• **GIVEN TASK**
Retype the lines beneath this one, from the first through the line containing "80, 90, 100];". Pictures are left out.

• **DATA SEGMENT**
━━━━━━━━━━━━━━━━━━━━

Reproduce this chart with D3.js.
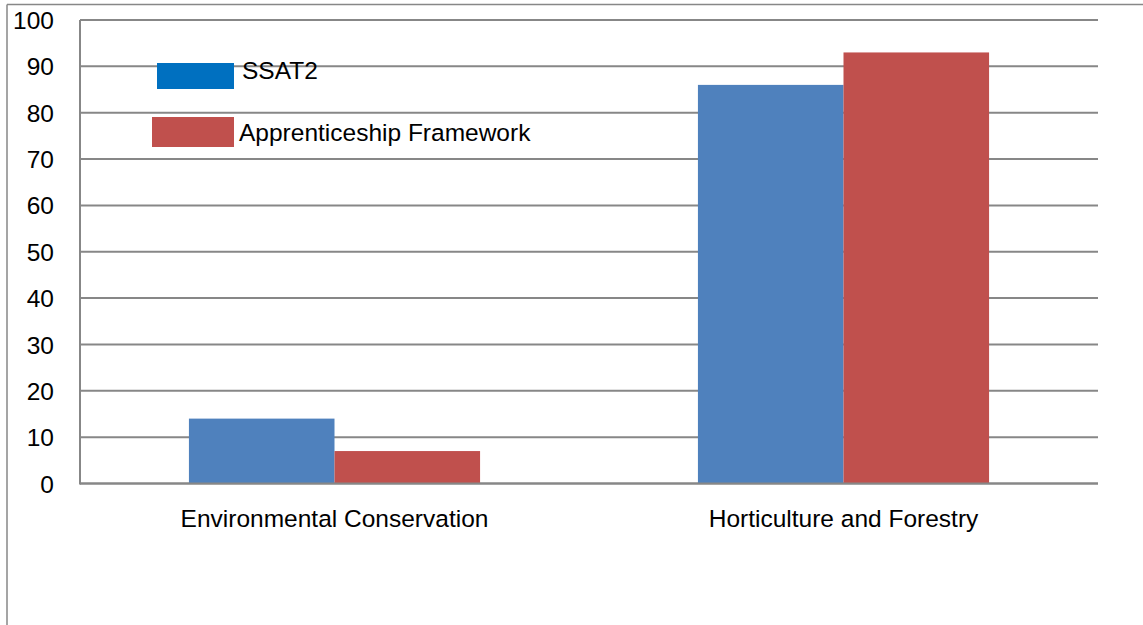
<!DOCTYPE html>
<html><head><meta charset="utf-8">
<script src="https://cdn.jsdelivr.net/npm/d3@7"></script>
<style>body{margin:0;background:#fff}svg{display:block}text{font-family:"Liberation Sans",Arial,sans-serif;fill:#000}</style>
</head><body>
<script>
const categories = ["Environmental Conservation", "Horticulture and Forestry"];
const seriesNames = ["SSAT2", "Apprenticeship Framework"];
const ssat2 = [14, 86];
const apprenticeship = [7, 93];
const yTicks = [0, 10, 20, 30, 40, 50, 60, 70, 80, 90, 100];

const W = 1143, H = 625;
const FS = 24.5;
const svg = d3.select("body").append("svg").attr("width", W).attr("height", H);
const m = {left: 80, right: 1098, top: 20, bottom: 483.5};

const grid = "#878787";
// outer frame (top and left visible)
svg.append("line").attr("x1", 7).attr("x2", W).attr("y1", 4.5).attr("y2", 4.5).attr("stroke", grid).attr("stroke-width", 1.5);
svg.append("line").attr("x1", 7).attr("x2", 7).attr("y1", 4.5).attr("y2", H).attr("stroke", grid).attr("stroke-width", 1.5);

const y = d3.scaleLinear().domain([0, 100]).range([m.bottom, m.top]);
const x0 = d3.scaleBand().domain(categories).range([m.left, m.right]).paddingInner(0.428).paddingOuter(0.214);
const x1 = d3.scaleBand().domain(seriesNames).range([0, x0.bandwidth()]);

// gridlines
svg.append("g").selectAll("line").data(yTicks).join("line")
  .attr("x1", m.left).attr("x2", m.right)
  .attr("y1", d => y(d)).attr("y2", d => y(d))
  .attr("stroke", grid).attr("stroke-width", 2);

// y axis labels
const yAxis = d3.axisLeft(y).tickValues(yTicks).tickSize(0).tickPadding(26);
const ya = svg.append("g").attr("transform", `translate(${m.left},0)`).call(yAxis);
ya.select(".domain").remove();
ya.selectAll("text").attr("font-size", FS).attr("font-family", '"Liberation Sans",Arial,sans-serif').attr("dy", "0.35em");

// bars
const colors = {"SSAT2": "#4F81BD", "Apprenticeship Framework": "#C0504D"};
const data = categories.map((c, i) => ({cat: c, vals: [{s: seriesNames[0], v: ssat2[i]}, {s: seriesNames[1], v: apprenticeship[i]}]}));
const g = svg.append("g").selectAll("g").data(data).join("g").attr("transform", d => `translate(${x0(d.cat)},0)`);
g.selectAll("rect").data(d => d.vals).join("rect")
  .attr("x", d => x1(d.s)).attr("width", x1.bandwidth())
  .attr("y", d => y(d.v)).attr("height", d => y(0) - y(d.v))
  .attr("fill", d => colors[d.s]);

// axes lines
svg.append("line").attr("x1", m.left).attr("x2", m.left).attr("y1", m.top).attr("y2", m.bottom + 1).attr("stroke", grid).attr("stroke-width", 2);
svg.append("line").attr("x1", m.left).attr("x2", m.right).attr("y1", m.bottom).attr("y2", m.bottom).attr("stroke", grid).attr("stroke-width", 2);

// x labels
const xAxis = d3.axisBottom(x0).tickSize(0).tickPadding(0);
const xa = svg.append("g").attr("transform", `translate(0,${m.bottom})`).call(xAxis);
xa.select(".domain").remove();
xa.selectAll("text").attr("font-size", FS).attr("font-family", '"Liberation Sans",Arial,sans-serif').attr("dy", null).attr("y", 43);

// legend
const legend = [
  {name: seriesNames[0], color: "#0070C0", rx: 157, ry: 63, rw: 77, rh: 26, tx: 242, ty: 79},
  {name: seriesNames[1], color: "#C0504D", rx: 152, ry: 117, rw: 82, rh: 30, tx: 239, ty: 141}
];
const lg = svg.append("g");
lg.selectAll("rect").data(legend).join("rect")
  .attr("x", d => d.rx).attr("y", d => d.ry).attr("width", d => d.rw).attr("height", d => d.rh).attr("fill", d => d.color);
lg.selectAll("text").data(legend).join("text")
  .attr("x", d => d.tx).attr("y", d => d.ty).attr("font-size", FS).text(d => d.name);
</script>
</body></html>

━━━━━━━━━━━━━━━━━━━━

• **SOLUTION FOR THIS EXERCISE**
Reproduce this chart with D3.js.
<!DOCTYPE html>
<html><head><meta charset="utf-8">
<script src="https://cdn.jsdelivr.net/npm/d3@7"></script>
<style>body{margin:0;background:#fff}svg{display:block}text{font-family:"Liberation Sans",Arial,sans-serif;fill:#000}</style>
</head><body>
<script>
const categories = ["Environmental Conservation", "Horticulture and Forestry"];
const seriesNames = ["SSAT2", "Apprenticeship Framework"];
const ssat2 = [14, 86];
const apprenticeship = [7, 93];
const yTicks = [0, 10, 20, 30, 40, 50, 60, 70, 80, 90, 100];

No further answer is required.